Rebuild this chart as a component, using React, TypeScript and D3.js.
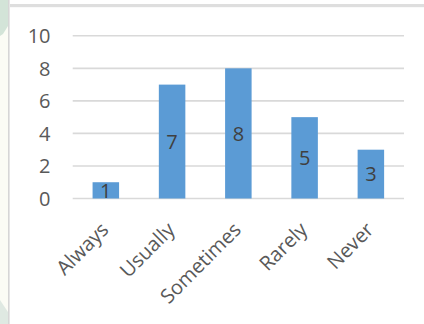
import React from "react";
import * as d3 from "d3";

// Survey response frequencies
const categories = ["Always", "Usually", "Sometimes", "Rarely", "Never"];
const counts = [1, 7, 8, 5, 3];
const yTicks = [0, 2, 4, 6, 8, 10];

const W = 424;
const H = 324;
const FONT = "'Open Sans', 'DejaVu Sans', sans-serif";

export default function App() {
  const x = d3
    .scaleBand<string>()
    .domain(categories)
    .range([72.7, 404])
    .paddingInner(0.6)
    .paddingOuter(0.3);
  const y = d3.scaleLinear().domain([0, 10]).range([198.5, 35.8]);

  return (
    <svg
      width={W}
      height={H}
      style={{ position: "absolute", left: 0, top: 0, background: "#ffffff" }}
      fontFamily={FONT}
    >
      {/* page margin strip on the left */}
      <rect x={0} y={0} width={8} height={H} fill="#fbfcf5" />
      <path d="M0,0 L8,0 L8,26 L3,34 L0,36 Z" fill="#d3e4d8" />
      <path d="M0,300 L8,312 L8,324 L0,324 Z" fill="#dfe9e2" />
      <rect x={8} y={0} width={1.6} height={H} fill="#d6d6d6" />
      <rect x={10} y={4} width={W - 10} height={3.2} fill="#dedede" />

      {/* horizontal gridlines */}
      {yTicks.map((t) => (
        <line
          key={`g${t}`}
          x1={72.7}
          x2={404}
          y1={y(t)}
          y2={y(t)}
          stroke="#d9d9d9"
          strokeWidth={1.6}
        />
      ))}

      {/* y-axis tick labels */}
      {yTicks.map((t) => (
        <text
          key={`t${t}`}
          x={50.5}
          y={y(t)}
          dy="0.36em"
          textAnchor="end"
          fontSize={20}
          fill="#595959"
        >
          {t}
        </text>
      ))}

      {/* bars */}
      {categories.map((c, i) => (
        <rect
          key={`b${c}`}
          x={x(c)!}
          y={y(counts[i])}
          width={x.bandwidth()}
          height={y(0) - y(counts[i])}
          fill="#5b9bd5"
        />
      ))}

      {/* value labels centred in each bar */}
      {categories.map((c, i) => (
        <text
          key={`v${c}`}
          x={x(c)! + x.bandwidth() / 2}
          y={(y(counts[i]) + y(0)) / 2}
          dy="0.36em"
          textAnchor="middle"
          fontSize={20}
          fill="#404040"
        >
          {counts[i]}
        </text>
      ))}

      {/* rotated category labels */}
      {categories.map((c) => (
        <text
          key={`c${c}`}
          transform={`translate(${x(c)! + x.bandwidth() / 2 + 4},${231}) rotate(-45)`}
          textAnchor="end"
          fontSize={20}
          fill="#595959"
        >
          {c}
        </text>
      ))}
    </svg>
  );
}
■ ■ ■ ■
EXERCISE GOAL:
Reproduce the listing word for word and omit its pictures.

RESULT FOR THIS EXERCISE:
Rebuild this chart as a component, using React, TypeScript and D3.js.
import React from "react";
import * as d3 from "d3";

// Survey response frequencies
const categories = ["Always", "Usually", "Sometimes", "Rarely", "Never"];
const counts = [1, 7, 8, 5, 3];
const yTicks = [0, 2, 4, 6, 8, 10];

const W = 424;
const H = 324;
const FONT = "'Open Sans', 'DejaVu Sans', sans-serif";

export default function App() {
  const x = d3
    .scaleBand<string>()
    .domain(categories)
    .range([72.7, 404])
    .paddingInner(0.6)
    .paddingOuter(0.3);
  const y = d3.scaleLinear().domain([0, 10]).range([198.5, 35.8]);

  return (
    <svg
      width={W}
      height={H}
      style={{ position: "absolute", left: 0, top: 0, background: "#ffffff" }}
      fontFamily={FONT}
    >
      {/* page margin strip on the left */}
      <rect x={0} y={0} width={8} height={H} fill="#fbfcf5" />
      <path d="M0,0 L8,0 L8,26 L3,34 L0,36 Z" fill="#d3e4d8" />
      <path d="M0,300 L8,312 L8,324 L0,324 Z" fill="#dfe9e2" />
      <rect x={8} y={0} width={1.6} height={H} fill="#d6d6d6" />
      <rect x={10} y={4} width={W - 10} height={3.2} fill="#dedede" />

      {/* horizontal gridlines */}
      {yTicks.map((t) => (
        <line
          key={`g${t}`}
          x1={72.7}
          x2={404}
          y1={y(t)}
          y2={y(t)}
          stroke="#d9d9d9"
          strokeWidth={1.6}
        />
      ))}

      {/* y-axis tick labels */}
      {yTicks.map((t) => (
        <text
          key={`t${t}`}
          x={50.5}
          y={y(t)}
          dy="0.36em"
          textAnchor="end"
          fontSize={20}
          fill="#595959"
        >
          {t}
        </text>
      ))}

      {/* bars */}
      {categories.map((c, i) => (
        <rect
          key={`b${c}`}
          x={x(c)!}
          y={y(counts[i])}
          width={x.bandwidth()}
          height={y(0) - y(counts[i])}
          fill="#5b9bd5"
        />
      ))}

      {/* value labels centred in each bar */}
      {categories.map((c, i) => (
        <text
          key={`v${c}`}
          x={x(c)! + x.bandwidth() / 2}
          y={(y(counts[i]) + y(0)) / 2}
          dy="0.36em"
          textAnchor="middle"
          fontSize={20}
          fill="#404040"
        >
          {counts[i]}
        </text>
      ))}

      {/* rotated category labels */}
      {categories.map((c) => (
        <text
          key={`c${c}`}
          transform={`translate(${x(c)! + x.bandwidth() / 2 + 4},${231}) rotate(-45)`}
          textAnchor="end"
          fontSize={20}
          fill="#595959"
        >
          {c}
        </text>
      ))}
    </svg>
  );
}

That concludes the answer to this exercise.